You need to know who your product is built for. It cant be for everyone. Capture your audiences attention by clearly communicating what your product does now. Forget the long term vision.
“Marketing is about values. It’s a complicated and noisy world, and we’re not going to get a chance to get people to remember much about us. No company is. So we have to be really clear about what we want them to know about us.” – Steve Jobs
Only 20% of brands worldwide are seen to meaningfully and positively impact lives. Many organisations are waking up to the fact that articulating their values and mission is not to be dismissed. Communicating how your brand brings its core values to life is critical for your companies reputation, employee productivity and ultimately profit.
Start with a niche
Building something for everyone at the start is incredibly difficult. It’s better to focus on a niche and form a critical mass of users, rather than trying to appeal to everyone. Facebook started just for Harvard students, then all universities, then universities in other countries – finally ending up with everyone in all countries! – well almost everyone.
Why empathy matters
Empathy is our capacity to relate to each other on a fundamental level: to understand other people’s feelings and to take the perspective of the other person.

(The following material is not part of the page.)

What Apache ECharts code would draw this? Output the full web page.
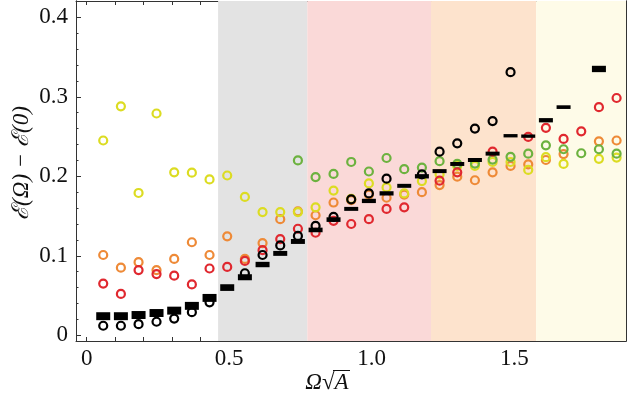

The most profound challenge in product development is to understand the needs of users. Without this, our chances of creating a successful product are slim.
There are numerous techniques to help uncover user needs—eg direct observation, interviews, focus groups and surveys – none of them are useful if we do not empathise with the people that will use our product. We need to get in touch with their feelings and thoughts.
What we don’t want to become is a feature factory – churning out MVP after MVP, without ever knowing why some features or products stick and others don’t.
Meet your users face to face
Meeting real users regularly should be part of every product persons job. Unfortunately, that’s not always the case. Often we are shielded from the users by other departments.
Without meeting the beneficiaries of our product, we cannot understand their feelings and needs. Worst case; we have assumptions of what users might need based on hearsay and half-knowledge -not on personal experience and insight.
Discovery & framing
Discovery and framing is critical to help define the MVP. You may have a product idea in mind, but dont jump right into defining the product requirements and building the product – before having validated your ideas.
Create an MVP which is small enough to validate your product value proposition. The D&F process is to ensure that you are building the RIGHT product before wasting time building it. Lean Startup practice encourages iterative “Build, Validate, Learn” cycles.
Discovery strategy
As Thomas Berger said “The art and science of asking questions is the source of all knowledge”.
During the discovery process we need to ask questions to give us clarity on what we are building for our MVP. Here are examples of questions you should be asking.
–Messaging
What key messages need to be communicated? What’s the one thing that we want people to think / feel / do?
-Audience
Who are we trying to communicate to? Who are your primary/secondary/tertiary audiences? Why? Is that different from your desired audience? What are their demographics? Why would they come to visit? When do they come? Why would they come back?
-User journeys
Who are the users of the feature? What are their different needs? What do we want them to do? What are the current barriers? How can we increase customer satisfaction? How can we generate loyalty? How can we drive conversion?
-Functionality
What types of functionality beyond static content pages is required? Why is it needed? How will this functionality achieve our business objectives?
-Usability
What are the requirements for us to do user testing? What devices are we supporting? What browsers are we supporting? What platforms are we building for?
-Creative
Look & feel – What creative have we seen that we like? Are there existing solutions from competitors that we like that would provide creative insight into a desired look and feel? Is there an emotional end-state we’d like to have our audience walk away with?
Have a clear process
You need to have a repeatable process that you organisation can buy into and is repeatable. A nice acronym is PESP…
Problem Definition
Exploring
Solutioning
Prototyping
1) Problem definition
Whats the goal here? Why are we doing this? Are there unmet consumer needs? What are the goals for this new feature? What are the KPI’s? These questions are tough to answer if we don’t really know our users. We need empathy with our audience first.
2) Exploring
So you have all of your opportunities laid out? Now hold a session where explore possible ideas and solutions that are related to those opportunities. You are coming up with a variety of ways your new feature could resolve user pain points.
Sketch out variations on a whiteboard and take photos for future reference.
3) Solutioning
From the solutions identified, decide which one best solves the problem. There will likely be multiple solutions for a problem; the purpose of this exercise is to determine which is best.
4) Prototyping
The protyping phase is where you create a visualization of your app. Build an interactive and clickable sample of the product experience to demonstrate how it will work ideally using a mocking tool such as Balsamiq – avoid writing code if possible!
Once you have a working prototype created, validate the product by conducting user testing. Ask colleagues to test first – then real users. Collect feedback on your prototype – how people interact with it, the issues they are running into and what they say about the experience. Take the feedback back to the team and inspect and adapt your solution.